How To Make a Sitemap: Keywords and Catapult Safety Tips
Somewhere out there, someone is planning a website. They’re organizing possible pages into an outline or a flowchart. In other words, they’re making a sitemap. They are about to make a dozen little decisions that will have a huge impact on results. What are they thinking?
- It might be nice to include these pages …or…
- This sitemap will have sets of pages which both target specific SEO keyphrases and create a flow that gently guides visitors toward conversion.
Let’s hope it’s the second option. If it is, this is how they’ll balance sitemap keywords with visitor perception. Here’s an example of how to make a sitemap that gets both traffic and conversions: Carl’s Historic Archery Centre.
Make a sitemap for visitors (conversions) and SEO keywords (traffic)
First, let’s look at four types of pages that will make up the website navigation and how they work with human visitors and search engine robots:
|Page / Section||Visitors’ perception||Keywords (SEO / Robots)|
|1||Home Page||“I see what you do.”||Primary Keyphrase|
|2||Blog Posts||“I see what you think.”||Tangent / Lifestyle Keyphrases|
|3||Service / Product Pages||“I see how you do it”||Secondary Keyphrases|
|4||‘About’ Section||“I see what you believe.”||–|
|5||Contact Form/ Checkout||“That was easy!”||–|
Carl’s Historic Archery Centre sells bows and arrows to people who love to recreate medieval battles. You can see how various pages on Carl’s sitemap are doing different jobs, appealing both human visitors and to search engine robots.
- What you do is communicated within one to two seconds.
- Visitors think: “I see that this website is a resource for medieval archery.”
- Targets the primary keyphrase, a phrase that summarizes the business offering or category. Ideally, the phrase has high search volume and low competition.
Example keywords: “medieval archery supplies”
- Why you do what you do comes through in your core beliefs, your personality, and your people. Be human. No one cares what you know until they know that you care. Right?
- Visitors think: “Carl really loves historic warfare. He’s believes replicas of historic weapons should be as authentic as possible.”
- These pages will get a lot of traffic, but not from search. Don’t worry about SEO here. Just be yourself!
Service and Product Pages
- What exactly you offer is shown in detail here. Answer all visitors’ questions. Provide as much information as possible, but make it easy to take action.
Visitors think: “This is a very accurate reproduction crossbow. I understand how it differs from others. I can imagine how I would use it.” Here’s an example of website navigation best practices.
- Target very specific phrases.
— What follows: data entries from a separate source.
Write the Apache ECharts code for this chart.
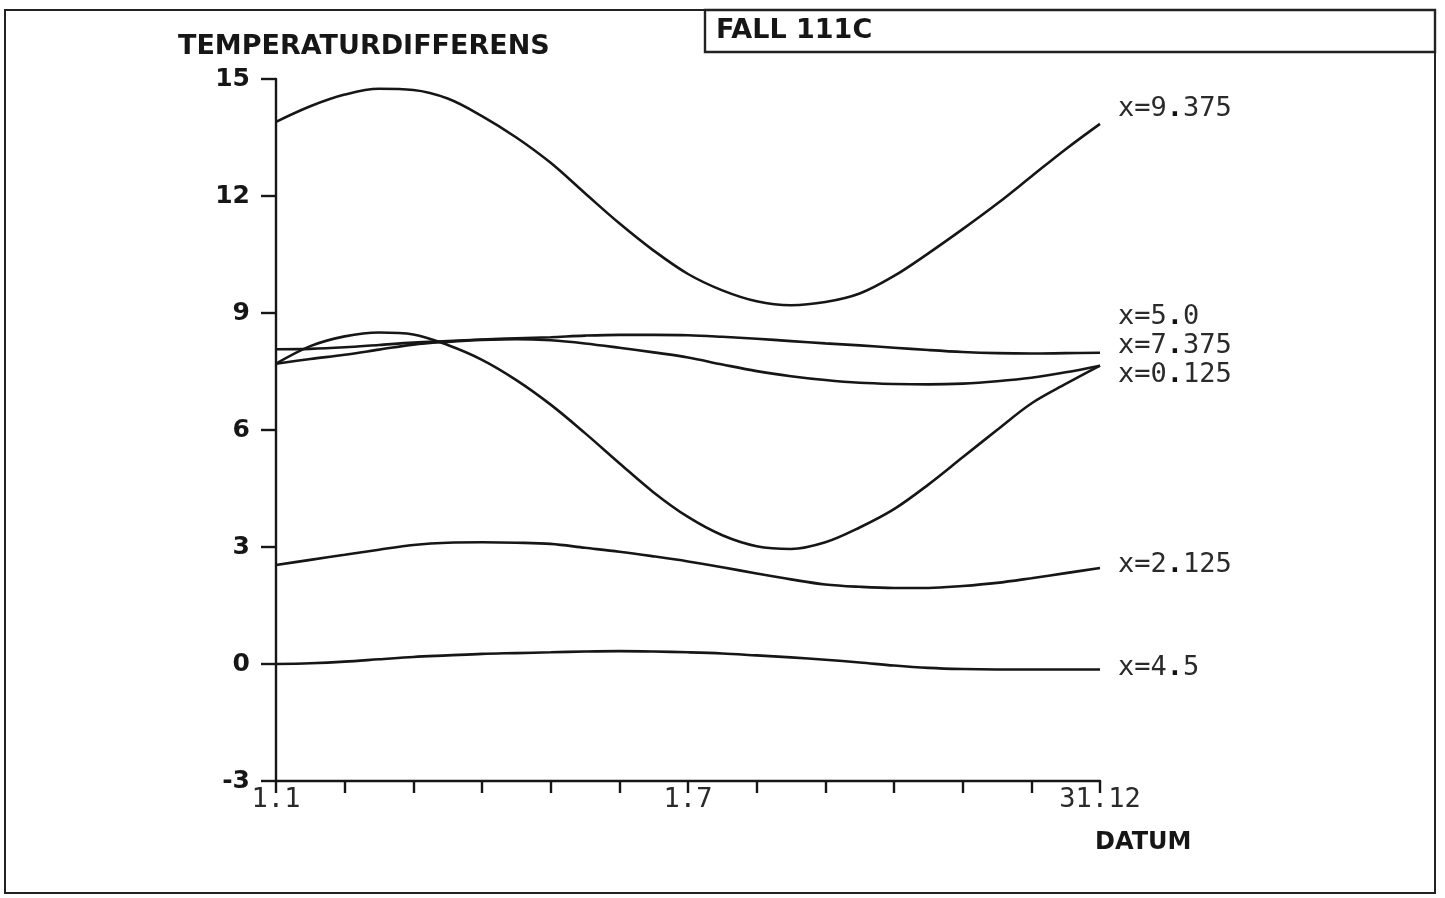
<!DOCTYPE html>
<html>
<head>
<meta charset="utf-8">
<title>FALL 111C</title>
<script src="https://cdn.jsdelivr.net/npm/echarts@6/dist/echarts.min.js"></script>
<style>
  html, body { margin: 0; padding: 0; background: #ffffff; }
  #chart { width: 1445px; height: 898px; }
</style>
</head>
<body>
<div id="chart"></div>
<script>
// Time axis in months from 1 January (0) to 31 December (12), sampled every half month
const months = [0, 0.5, 1, 1.5, 2, 2.5, 3, 3.5, 4, 4.5, 5, 5.5, 6,
                6.5, 7, 7.5, 8, 8.5, 9, 9.5, 10, 10.5, 11, 11.5, 12];

// Temperature difference at each position x
const tdX9375 = [13.9, 14.3, 14.6, 14.75, 14.72, 14.5, 14.05, 13.5, 12.85, 12.07, 11.3, 10.6, 10.0,
                 9.58, 9.3, 9.2, 9.28, 9.5, 9.95, 10.53, 11.15, 11.8, 12.5, 13.2, 13.85];
const tdX50    = [8.07, 8.08, 8.12, 8.18, 8.24, 8.28, 8.32, 8.35, 8.38, 8.42, 8.44, 8.44, 8.43,
                  8.39, 8.34, 8.28, 8.22, 8.17, 8.11, 8.05, 8.0, 7.97, 7.96, 7.97, 7.98];
const tdX7375  = [7.7, 7.82, 7.93, 8.06, 8.19, 8.26, 8.31, 8.33, 8.3, 8.22, 8.11, 7.99, 7.86,
                  7.68, 7.51, 7.38, 7.28, 7.21, 7.18, 7.17, 7.19, 7.25, 7.34, 7.48, 7.65];
const tdX0125  = [7.7, 8.15, 8.4, 8.5, 8.45, 8.18, 7.8, 7.28, 6.65, 5.92, 5.15, 4.4, 3.77,
                  3.3, 3.02, 2.95, 3.12, 3.5, 3.97, 4.6, 5.3, 6.0, 6.68, 7.18, 7.65];
const tdX2125  = [2.54, 2.67, 2.8, 2.93, 3.05, 3.11, 3.12, 3.11, 3.08, 2.98, 2.88, 2.76, 2.63,
                  2.48, 2.32, 2.17, 2.04, 1.98, 1.95, 1.95, 2.0, 2.08, 2.2, 2.33, 2.46];
const tdX45    = [0.0, 0.02, 0.06, 0.12, 0.18, 0.22, 0.26, 0.28, 0.3, 0.32, 0.33, 0.32, 0.3,
                  0.27, 0.22, 0.17, 0.11, 0.04, -0.04, -0.1, -0.13, -0.14, -0.14, -0.14, -0.14];

const curveNames  = ['x=9.375', 'x=5.0', 'x=7.375', 'x=0.125', 'x=2.125', 'x=4.5'];
const curveValues = [tdX9375, tdX50, tdX7375, tdX0125, tdX2125, tdX45];
// vertical shift of each end label so the stacked labels don't collide
const labelShift  = [-15, -36, -20, 9, -3, -1];

// Tick labels of the date axis (month index -> date text)
const dateTickMonths = [0, 6, 12];
const dateTickLabels = ['1.1', '1.7', '31.12'];

// Value axis range
const yMin = -3, yMax = 15, yStep = 3;

const INK = '#161616';
const MONO = '"DejaVu Sans Mono", "Liberation Mono", monospace';
const SANS = '"DejaVu Sans", "Liberation Sans", sans-serif';

const chart = echarts.init(document.getElementById('chart'), null, { renderer: 'canvas' });

const series = curveNames.map((name, i) => {
  const values = curveValues[i];
  const lastIdx = values.length - 1;
  return {
    name: name,
    type: 'line',
    data: months.map((m, k) => [m, values[k]]),
    smooth: 0.35,
    showSymbol: false,
    silent: true,
    lineStyle: { color: INK, width: 2.6 },
    markPoint: {
      symbol: 'circle',
      symbolSize: 0,
      silent: true,
      data: [{ coord: [months[lastIdx], values[lastIdx]] }],
      label: {
        show: true,
        position: 'right',
        distance: 0,
        offset: [18, labelShift[i]],
        formatter: () => name.replace('.', '{d|.}'),
        color: '#2a2a2a',
        fontFamily: MONO,
        fontSize: 27,
        rich: {
          d: { fontFamily: MONO, fontSize: 27, fontWeight: 'bold', color: '#111' }
        }
      }
    },
    animation: false
  };
});

const option = {
  backgroundColor: '#ffffff',
  animation: false,
  grid: { left: 276, right: 345, top: 79, bottom: 117, containLabel: false },
  xAxis: {
    type: 'value',
    min: 0,
    max: 12,
    interval: 1,
    splitLine: { show: false },
    axisLine: { show: true, onZero: false, lineStyle: { color: INK, width: 2.4 } },
    axisTick: { show: true, inside: false, length: 12, lineStyle: { color: INK, width: 2.4 } },
    axisLabel: {
      show: true,
      margin: 5,
      color: '#2a2a2a',
      fontFamily: MONO,
      fontSize: 27,
      showMinLabel: true,
      showMaxLabel: true,
      formatter: (v) => {
        const idx = dateTickMonths.indexOf(v);
        return idx >= 0 ? dateTickLabels[idx] : '';
      }
    }
  },
  yAxis: {
    type: 'value',
    min: yMin,
    max: yMax,
    interval: yStep,
    splitLine: { show: false },
    axisLine: { show: true, onZero: false, lineStyle: { color: INK, width: 2.4 } },
    axisTick: { show: true, inside: false, length: 15, lineStyle: { color: INK, width: 2.4 } },
    axisLabel: {
      show: true,
      margin: 26,
      color: INK,
      fontFamily: SANS,
      fontWeight: 'bold',
      fontSize: 25
    }
  },
  graphic: [
    // outer frame of the sheet
    {
      type: 'rect', silent: true, z: 0,
      shape: { x: 5, y: 10, width: 1430, height: 883 },
      style: { fill: 'none', stroke: '#222', lineWidth: 2 }
    },
    // case title box
    {
      type: 'rect', silent: true, z: 0,
      shape: { x: 705, y: 10, width: 730, height: 42 },
      style: { fill: 'none', stroke: '#222', lineWidth: 2.4 }
    },
    {
      type: 'text', silent: true, x: 716, y: 31,
      style: { text: 'FALL 111C', fill: INK, font: 'bold 27px ' + SANS, verticalAlign: 'middle' }
    },
    {
      type: 'text', silent: true, x: 178, y: 47,
      style: { text: 'TEMPERATURDIFFERENS', fill: INK, font: 'bold 27px ' + SANS, verticalAlign: 'middle' }
    },
    {
      type: 'text', silent: true, x: 1095, y: 843,
      style: { text: 'DATUM', fill: INK, font: 'bold 24px ' + SANS, verticalAlign: 'middle' }
    }
  ],
  series: series
};

chart.setOption(option);
</script>
</body>
</html>
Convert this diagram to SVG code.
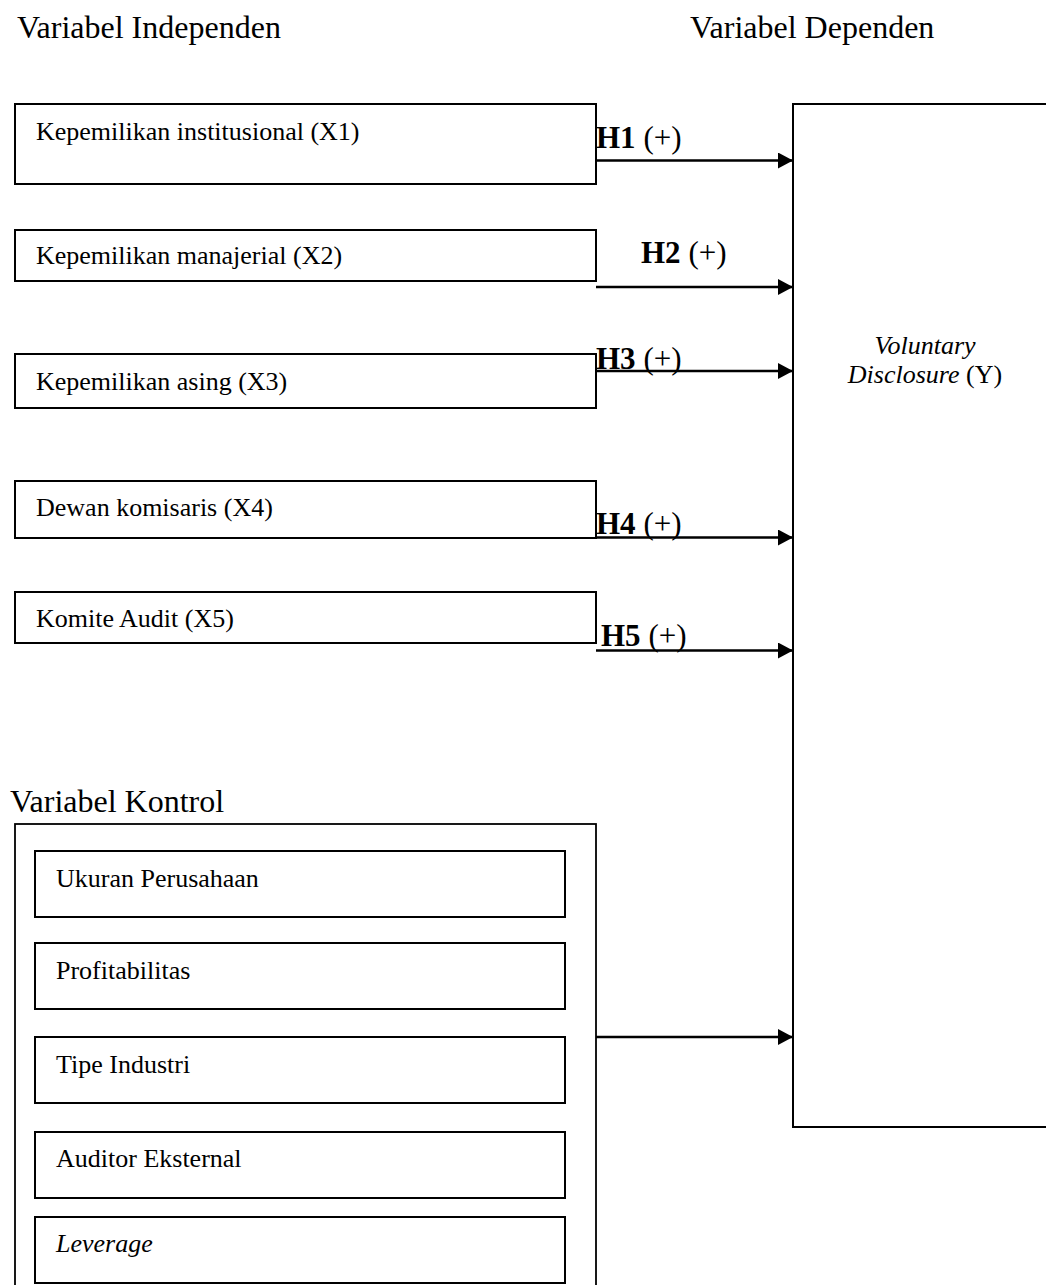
<svg xmlns="http://www.w3.org/2000/svg" width="1046" height="1285" viewBox="0 0 1046 1285">
<style>
text{font-family:"Liberation Serif","Times New Roman",serif;fill:#000}
.hd{font-size:32px}
.bx{font-size:26px}
.hl{font-size:31px}
.b{font-weight:bold}
.it{font-style:italic}
.box{fill:#fff;stroke:#000;stroke-width:2}
.outer{fill:none;stroke:#000;stroke-width:1.8}
.conn{stroke:#000;stroke-width:2.6;fill:none;marker-end:url(#ah)}
</style>
<defs>
<marker id="ah" markerUnits="userSpaceOnUse" markerWidth="16" markerHeight="17" refX="15" refY="8" orient="auto">
<path d="M0,0 L15,8 L0,16 z" fill="#000"/>
</marker>
</defs>
<rect width="1046" height="1285" fill="#fff"/>
<text class="hd" x="17" y="38">Variabel Independen</text>
<text class="hd" x="690" y="38">Variabel Dependen</text>
<text class="hd" x="10" y="812">Variabel Kontrol</text>

<g id="Y">
<rect class="box" x="793" y="104" width="270" height="1023"/>
<text class="bx it" x="925" y="354" text-anchor="middle">Voluntary</text>
<text class="bx" x="925" y="383" text-anchor="middle"><tspan class="it">Disclosure</tspan> (Y)</text>
</g>

<g id="X1"><rect class="box" x="15" y="104" width="581" height="80"/><text class="bx" x="36" y="140">Kepemilikan institusional (X1)</text></g>
<g id="X2"><rect class="box" x="15" y="230" width="581" height="51"/><text class="bx" x="36" y="264">Kepemilikan manajerial (X2)</text></g>
<g id="X3"><rect class="box" x="15" y="354" width="581" height="54"/><text class="bx" x="36" y="390">Kepemilikan asing (X3)</text></g>
<g id="X4"><rect class="box" x="15" y="481" width="581" height="57"/><text class="bx" x="36" y="516">Dewan komisaris (X4)</text></g>
<g id="X5"><rect class="box" x="15" y="592" width="581" height="51"/><text class="bx" x="36" y="627">Komite Audit (X5)</text></g>

<g id="kontrol">
<rect class="outer" x="15" y="824" width="581" height="480"/>
<g id="ukuran"><rect class="box" x="35" y="851" width="530" height="66"/><text class="bx" x="56" y="887">Ukuran Perusahaan</text></g>
<g id="profit"><rect class="box" x="35" y="943" width="530" height="66"/><text class="bx" x="56" y="979">Profitabilitas</text></g>
<g id="tipe"><rect class="box" x="35" y="1037" width="530" height="66"/><text class="bx" x="56" y="1073">Tipe Industri</text></g>
<g id="auditor"><rect class="box" x="35" y="1132" width="530" height="66"/><text class="bx" x="56" y="1167">Auditor Eksternal</text></g>
<g id="leverage"><rect class="box" x="35" y="1217" width="530" height="66"/><text class="bx it" x="56" y="1252">Leverage</text></g>
</g>

<g id="connectors">
<line class="conn" x1="596" y1="160.5" x2="793" y2="160.5"/>
<line class="conn" x1="596" y1="287" x2="793" y2="287"/>
<line class="conn" x1="596" y1="371" x2="793" y2="371"/>
<line class="conn" x1="596" y1="537.5" x2="793" y2="537.5"/>
<line class="conn" x1="596" y1="650.5" x2="793" y2="650.5"/>
<line class="conn" x1="596" y1="1037" x2="793" y2="1037"/>
<text class="hl" x="596" y="148"><tspan class="b">H1</tspan> (+)</text>
<text class="hl" x="641" y="263"><tspan class="b">H2</tspan> (+)</text>
<text class="hl" x="596" y="369"><tspan class="b">H3</tspan> (+)</text>
<text class="hl" x="596" y="534"><tspan class="b">H4</tspan> (+)</text>
<text class="hl" x="601" y="646"><tspan class="b">H5</tspan> (+)</text>
</g>
</svg>
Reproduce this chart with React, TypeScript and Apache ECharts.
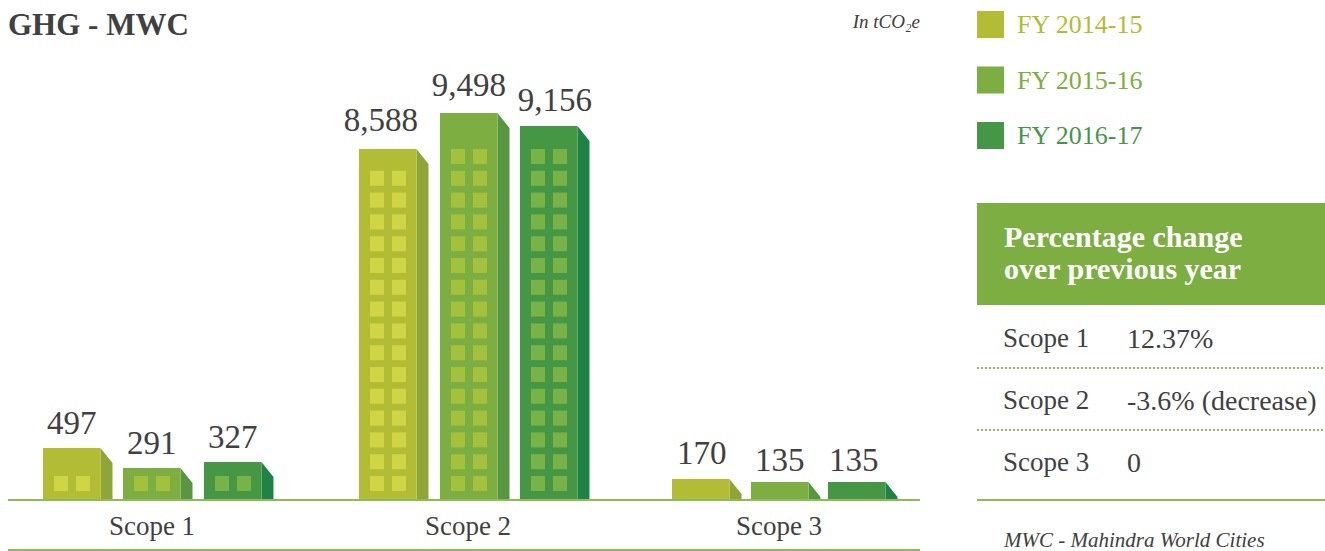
import React, { useEffect, useRef } from "react";
import * as echarts from "echarts";

const scopes = ["Scope 1", "Scope 2", "Scope 3"];
const years = ["FY 2014-15", "FY 2015-16", "FY 2016-17"];

// Printed values
const fy1415 = [497, 8588, 170];
const fy1516 = [291, 9498, 135];
const fy1617 = [327, 9156, 135];

// The reference's bars are not to scale for small values, so drawn heights are read separately
const fy1415Height = [52, 351, 21];
const fy1516Height = [32, 387, 18];
const fy1617Height = [38, 374, 18];

const changeScopes = ["Scope 1", "Scope 2", "Scope 3"];
const changeValues = ["12.37%", "-3.6% (decrease)", "0"];

const FONT = "'Liberation Serif', serif";
const INK = "#404041";
const faceColors = ["#B2BD35", "#7DAE42", "#459746"];
const sideColors = ["#8FA637", "#589641", "#1F8345"];
const windowColors = ["#CFD544", "#A4C13E", "#79B347"];

// Layout: bar left edge from the band centre, per scope and per year
const barOffsets = [
  [-109, -29, 52],
  [-106.5, -25.5, 54.5],
  [-107, -28, 49],
];
const labelShifts = [
  [[0, -25], [0, -25], [0, -25]],
  [[-7, -29], [0, -28], [6, -26]],
  [[1, -26], [0, -22], [-3, -22]],
];

const FACE_W = 57.5;
const SIDE_W = 12;
const SIDE_DROP = 15;
const WIN_W = 14;
const WIN_H = 15;
const WIN_PITCH = 21.8;

function makeRenderItem(yearIndex: number) {
  return (_params: any, api: any) => {
    const scope = api.value(0);
    const h = api.value(1);
    const value = api.value(2);
    const [cx, top] = api.coord([scope, h]);
    const [, base] = api.coord([scope, 0]);
    const left = cx + barOffsets[scope][yearIndex];
    const right = left + FACE_W;
    const children: any[] = [
      { type: "polygon", shape: { points: [[right, top], [right + SIDE_W, top + SIDE_DROP], [right + SIDE_W, base], [right, base]] }, style: { fill: sideColors[yearIndex] } },
      { type: "rect", shape: { x: left, y: top, width: FACE_W, height: base - top }, style: { fill: faceColors[yearIndex] } },
    ];
    const barH = base - top;
    const rows = barH < 25 ? 0 : Math.max(1, Math.floor((barH - 39) / WIN_PITCH) + 1);
    for (let r = 0; r < rows; r++) {
      const y = base - 24 - r * WIN_PITCH;
      [11, 33].forEach((dx) =>
        children.push({ type: "rect", shape: { x: left + dx, y, width: WIN_W, height: WIN_H }, style: { fill: windowColors[yearIndex] } })
      );
    }
    const [sx, sy] = labelShifts[scope][yearIndex];
    children.push({
      type: "text",
      x: left + FACE_W / 2 + sx,
      y: top + sy,
      style: { text: value.toLocaleString("en-US"), fill: INK, font: `33px ${FONT}`, align: "center", verticalAlign: "middle" },
    });
    return { type: "group", children };
  };
}

function seriesData(heights: number[], values: number[]) {
  return heights.map((h, i) => [i, h, values[i]]);
}

export default function App() {
  const ref = useRef<HTMLDivElement>(null);
  useEffect(() => {
    document.body.style.margin = "0";
    const chart = echarts.init(ref.current!, undefined, { renderer: "svg" });
    const heightSets = [fy1415Height, fy1516Height, fy1617Height];
    const valueSets = [fy1415, fy1516, fy1617];
    const text = (x: number, y: number, t: string, font: string, fill = INK, align = "left") => ({
      type: "text", x, y, style: { text: t, font, fill, align, verticalAlign: "middle" },
    });
    const line = (x1: number, x2: number, y: number, dotted = false, width = 2) => ({
      type: "line",
      shape: { x1, y1: y, x2, y2: y },
      style: { stroke: "#8DBB55", lineWidth: width, lineDash: dotted ? [2, 2] : undefined },
      z: 10,
    });
    chart.setOption({
      animation: false,
      backgroundColor: "#fff",
      title: {
        text: "GHG - MWC",
        left: 8,
        top: 9,
        padding: 0,
        textStyle: { fontFamily: FONT, fontSize: 31, fontWeight: "bold", color: INK },
      },
      grid: { left: -4.75, width: 940.5, top: 100, height: 400, outerBoundsMode: "none" },
      xAxis: {
        type: "category",
        data: scopes.map((value, i) => ({
          value,
          textStyle: { padding: i === 1 ? [0, 0, 0, 5] : 0 },
        })),
        axisLine: { show: false },
        axisTick: { show: false },
        axisLabel: { margin: 12, color: INK, fontFamily: FONT, fontSize: 27 },
      },
      yAxis: { type: "value", min: 0, max: 400, show: false, splitLine: { show: false } },
      legend: {
        orient: "vertical",
        left: 977,
        top: 11,
        padding: 0,
        itemWidth: 27,
        itemHeight: 27,
        itemGap: 28.5,
        icon: "rect",
        selectedMode: false,
        data: years.map((name, i) => ({
          name,
          textStyle: { color: faceColors[i], fontFamily: FONT, fontSize: 26, padding: [0, 0, 0, 8] },
        })),
      },
      series: years.map((name, i) => ({
        name,
        type: "custom",
        renderItem: makeRenderItem(i),
        data: seriesData(heightSets[i], valueSets[i]),
        encode: { x: 0, y: 1 },
        itemStyle: { color: faceColors[i] },
        clip: false,
        silent: true,
      })),
      graphic: {
        elements: [
          line(8, 920, 500),
          line(8, 920, 550),
          text(920, 21, "In tCO₂e", `italic 19px ${FONT}`, INK, "right"),
          { type: "rect", shape: { x: 977, y: 203, width: 348, height: 102 }, style: { fill: "#7DAE42" } },
          text(1004, 236, "Percentage change", `bold 30px ${FONT}`, "#fff"),
          text(1004, 268, "over previous year", `bold 30px ${FONT}`, "#fff"),
          ...changeScopes.map((s, i) => text(1003, 338 + i * 62, s, `27px ${FONT}`)),
          ...changeValues.map((s, i) => text(1127, 338 + i * 62, s, `28px ${FONT}`)),
          line(977, 1325, 368, true),
          line(977, 1325, 430, true),
          line(977, 1325, 500),
          text(1004, 540, "MWC - Mahindra World Cities", `italic 21px ${FONT}`),
        ],
      },
    });
    return () => chart.dispose();
  }, []);
  return <div ref={ref} style={{ position: "fixed", left: 0, top: 0, width: 1325, height: 551 }} />;
}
It’s almost impossible to target a phrase too specific.
Example keywords: “historic crossbows,” “longbow strings,” “poison tip arrows.” Here’s an example of SEO best practices.
- Educate, inform, and demonstrate expertise by helping people with advice on topics they care about.
Visitors think: “I didn’t know that about battering rams. That is the right way to load a catapult. This website is very useful for people like me.”
- Topics and keyphrases that relate to visitors’ broader interests or lifestyle. These phrases may seem irrelevant to your business, but they’re important to your target audience. Example keywords “how to string a bow,” “catapult safety tips”
You can see how various pages target various phrases that are more or less relevant to Carl’s business. Although some phrases (and pages) are less relevant, they can still be powerful magnets for traffic.
Now let’s take a look at how these pages work together, attracting visitors and guiding them toward becoming leads and customers.
This sitemap actually looks like a sideways funnel, with search traffic coming in from the left, and visitors converting into leads on the right.
Not all pages will rank and get search traffic. That’s fine. Many will. That means that not all of the visitors start on the home page. When many pages are optimized to rank, there are many entry points into the site.
“Your home page is just another landing page.” -Lee Odden (click to tweet)
Traffic and Conversion Strategy
A well-planned website attracts visitors with helpful, informative content (blog posts), then engages them with content that solves specific problems (product/service pages), and finally guides them toward the contact or checkout form (conversion page) and the thank you page.
On a great sitemap, keywords and usability work together to attract visitors and guide them through the site. This is why at Orbit, we research keyphrases before making a sitemap.